▸ TASK DIRECTIONS: Pick out every line that holds the string "this" and copy it.

▸ DATASET RECORDS:
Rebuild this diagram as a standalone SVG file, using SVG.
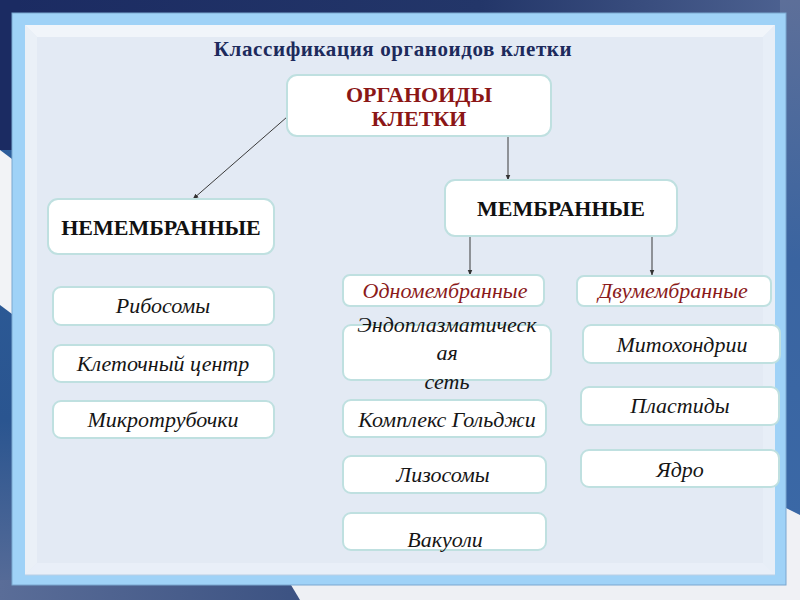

==

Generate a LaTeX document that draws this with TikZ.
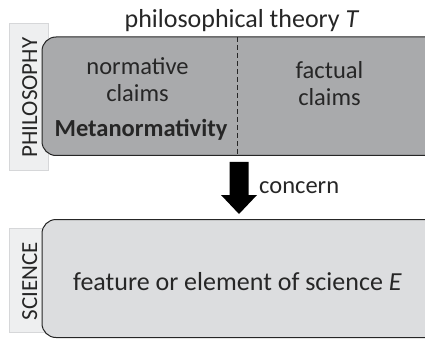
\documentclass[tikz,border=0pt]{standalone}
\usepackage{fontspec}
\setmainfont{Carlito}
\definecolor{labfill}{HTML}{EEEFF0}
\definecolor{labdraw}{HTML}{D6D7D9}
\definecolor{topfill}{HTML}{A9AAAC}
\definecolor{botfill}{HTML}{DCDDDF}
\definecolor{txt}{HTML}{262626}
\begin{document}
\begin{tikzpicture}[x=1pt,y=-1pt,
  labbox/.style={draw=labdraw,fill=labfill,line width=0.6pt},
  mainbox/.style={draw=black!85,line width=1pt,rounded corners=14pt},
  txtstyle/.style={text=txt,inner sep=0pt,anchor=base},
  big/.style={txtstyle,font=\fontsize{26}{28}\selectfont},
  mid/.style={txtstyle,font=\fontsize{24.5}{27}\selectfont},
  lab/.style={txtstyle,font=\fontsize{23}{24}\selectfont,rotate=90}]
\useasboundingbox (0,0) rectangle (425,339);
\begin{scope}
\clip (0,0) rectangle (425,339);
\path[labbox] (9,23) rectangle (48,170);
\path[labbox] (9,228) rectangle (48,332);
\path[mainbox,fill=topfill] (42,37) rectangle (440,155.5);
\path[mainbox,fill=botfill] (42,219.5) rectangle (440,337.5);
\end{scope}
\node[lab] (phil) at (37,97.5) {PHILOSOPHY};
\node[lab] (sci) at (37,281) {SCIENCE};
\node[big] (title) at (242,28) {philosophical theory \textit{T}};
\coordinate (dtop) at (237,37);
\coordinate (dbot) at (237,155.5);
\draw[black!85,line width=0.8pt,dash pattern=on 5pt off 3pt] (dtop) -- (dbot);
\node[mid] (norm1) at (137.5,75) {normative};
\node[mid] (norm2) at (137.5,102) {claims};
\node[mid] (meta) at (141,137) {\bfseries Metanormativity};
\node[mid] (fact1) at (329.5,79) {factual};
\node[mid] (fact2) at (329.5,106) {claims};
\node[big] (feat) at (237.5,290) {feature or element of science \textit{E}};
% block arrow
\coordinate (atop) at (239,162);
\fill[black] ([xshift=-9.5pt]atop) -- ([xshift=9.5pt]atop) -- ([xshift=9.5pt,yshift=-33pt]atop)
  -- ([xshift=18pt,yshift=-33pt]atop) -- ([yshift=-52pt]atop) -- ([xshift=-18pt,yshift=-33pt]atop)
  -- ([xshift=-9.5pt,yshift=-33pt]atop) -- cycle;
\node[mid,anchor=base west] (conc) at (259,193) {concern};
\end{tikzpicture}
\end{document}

▸ ANSWER TO THE TASK:
Rebuild this diagram as a standalone SVG file, using SVG.
Generate a LaTeX document that draws this with TikZ.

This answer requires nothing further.